DIRECTION:
Pictures excluded, return the lines below from the first through the line holding "align=center] (title) at".

MATERIAL:
# # # #

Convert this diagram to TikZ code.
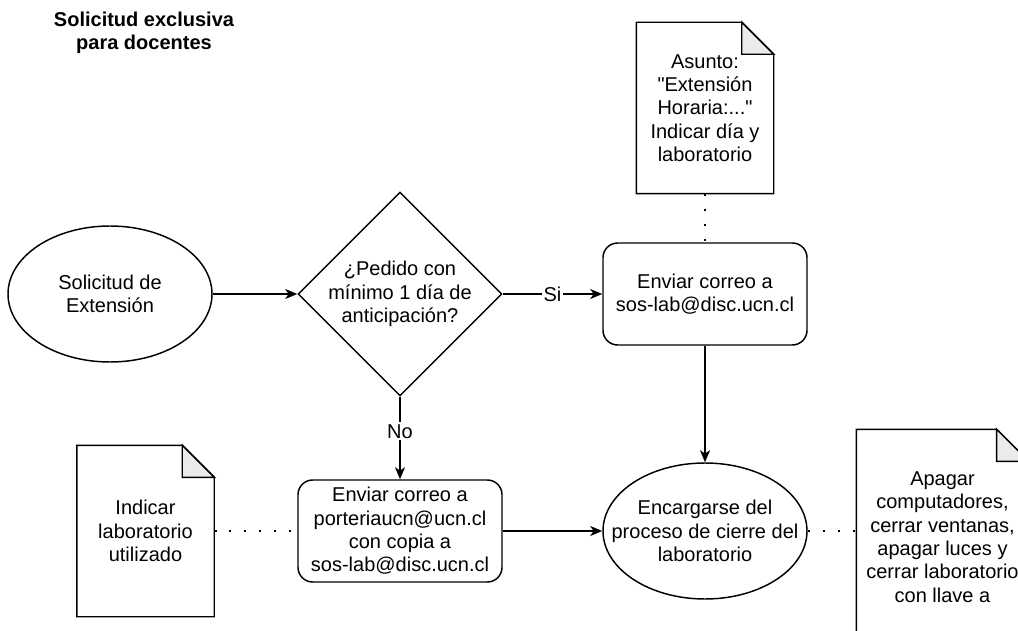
\documentclass[tikz,border=0pt]{standalone}
\usepackage{fontspec}
\setmainfont{Liberation Sans}[Ligatures=TeXOff]
\usetikzlibrary{shapes.geometric, arrows.meta, calc}
\definecolor{foldgray}{RGB}{235,235,235}

\tikzset{
    base/.style={font=\fontsize{15}{17.5}\selectfont, align=center, line width=1.1pt},
    oval/.style={base, ellipse, draw, minimum width=153pt, minimum height=102pt, inner xsep=-16pt, inner ysep=0pt},
    decision/.style={base, diamond, draw, minimum width=153pt, minimum height=153pt, inner sep=-2pt},
    process/.style={base, rectangle, draw, rounded corners=11pt, minimum width=153pt, minimum height=76.5pt, inner sep=2pt},
    docnote/.style={base, rectangle, minimum width=102pt, minimum height=127.5pt, inner sep=2pt},
    flow/.style={line width=1.1pt, -{Stealth[length=9pt, width=7.5pt, inset=2.5pt]}},
    notelink/.style={line width=1.7pt, dash pattern=on 1.7pt off 9.5pt},
    edgelabel/.style={font=\fontsize{15}{17.5}\selectfont, fill=white, inner sep=1.5pt}
}

% outline of a note with its folded corner
\newcommand{\notefold}[1]{%
    \draw[line width=1.1pt] (#1.south west) -- (#1.north west) -- ($(#1.north east)+(-32,0)$) -- ($(#1.north east)+(0,32)$) -- (#1.south east) -- cycle;
    \filldraw[line width=1.1pt, fill=foldgray] ($(#1.north east)+(-32,0)$) -- ($(#1.north east)+(-32,32)$) -- ($(#1.north east)+(0,32)$) -- cycle;
}

\begin{document}
\begin{tikzpicture}[x=0.75pt,y=0.75pt,yscale=-1,xscale=1]
    \useasboundingbox (0,0) rectangle (1018,631);
    \clip (0,0) rectangle (1018,631);

    % Title
    \node[font=\bfseries\fontsize{15}{17.25}\selectfont, align=center] (title) at (144,33) {Solicitud exclusiva\\para docentes};

    % Flow nodes
    \node[oval] (solicitud) at (110,294) {Solicitud de\\Extensión};
    \node[decision] (pedido) at (400,294) {¿Pedido con\\mínimo 1 día de\\anticipación?};
    \node[process] (correoSos) at (705,294) {Enviar correo a\\sos-lab@disc.ucn.cl};
    \node[process] (correoPort) at (400,531) {Enviar correo a\\porteriaucn@ucn.cl\\con copia a\\sos-lab@disc.ucn.cl};
    \node[oval] (encargarse) at (705,531) {Encargarse del\\proceso de cierre del\\laboratorio};

    % Notes
    \node[docnote] (asunto) at (705,108) {Asunto:\\"Extensión\\Horaria:..."\\Indicar día y\\laboratorio};
    \notefold{asunto}
    \node[docnote] (indicar) at (145.5,531) {Indicar\\laboratorio\\utilizado};
    \notefold{indicar}
    \node[docnote, minimum width=128pt, minimum height=160.5pt] (apagar) at (942.5,537) {Apagar\\computadores,\\cerrar ventanas,\\apagar luces y\\cerrar laboratorio\\con llave a};
    \notefold{apagar}

    % Connectors
    \draw[flow] (solicitud.east) -- (pedido.west);
    \draw[flow] (pedido.east) -- node[edgelabel] (si) {Si} (correoSos.west);
    \draw[flow] (pedido.south) -- node[edgelabel, pos=0.42] (no) {No} (correoPort.north);
    \draw[flow] (correoSos.south) -- (encargarse.north);
    \draw[flow] (correoPort.east) -- (encargarse.west);

    % Dotted note links
    \draw[notelink] (asunto.south) -- (correoSos.north);
    \draw[notelink] (indicar.east) -- (correoPort.west);
    \draw[notelink] (encargarse.east) -- (encargarse.east -| apagar.west);
\end{tikzpicture}
\end{document}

# # # #

REPLY TO THE TASK:
Convert this diagram to TikZ code.
\documentclass[tikz,border=0pt]{standalone}
\usepackage{fontspec}
\setmainfont{Liberation Sans}[Ligatures=TeXOff]
\usetikzlibrary{shapes.geometric, arrows.meta, calc}
\definecolor{foldgray}{RGB}{235,235,235}

\tikzset{
    base/.style={font=\fontsize{15}{17.5}\selectfont, align=center, line width=1.1pt},
    oval/.style={base, ellipse, draw, minimum width=153pt, minimum height=102pt, inner xsep=-16pt, inner ysep=0pt},
    decision/.style={base, diamond, draw, minimum width=153pt, minimum height=153pt, inner sep=-2pt},
    process/.style={base, rectangle, draw, rounded corners=11pt, minimum width=153pt, minimum height=76.5pt, inner sep=2pt},
    docnote/.style={base, rectangle, minimum width=102pt, minimum height=127.5pt, inner sep=2pt},
    flow/.style={line width=1.1pt, -{Stealth[length=9pt, width=7.5pt, inset=2.5pt]}},
    notelink/.style={line width=1.7pt, dash pattern=on 1.7pt off 9.5pt},
    edgelabel/.style={font=\fontsize{15}{17.5}\selectfont, fill=white, inner sep=1.5pt}
}

% outline of a note with its folded corner
\newcommand{\notefold}[1]{%
    \draw[line width=1.1pt] (#1.south west) -- (#1.north west) -- ($(#1.north east)+(-32,0)$) -- ($(#1.north east)+(0,32)$) -- (#1.south east) -- cycle;
    \filldraw[line width=1.1pt, fill=foldgray] ($(#1.north east)+(-32,0)$) -- ($(#1.north east)+(-32,32)$) -- ($(#1.north east)+(0,32)$) -- cycle;
}

\begin{document}
\begin{tikzpicture}[x=0.75pt,y=0.75pt,yscale=-1,xscale=1]
    \useasboundingbox (0,0) rectangle (1018,631);
    \clip (0,0) rectangle (1018,631);

    % Title
    \node[font=\bfseries\fontsize{15}{17.25}\selectfont, align=center] (title) at (144,33) {Solicitud exclusiva\\para docentes};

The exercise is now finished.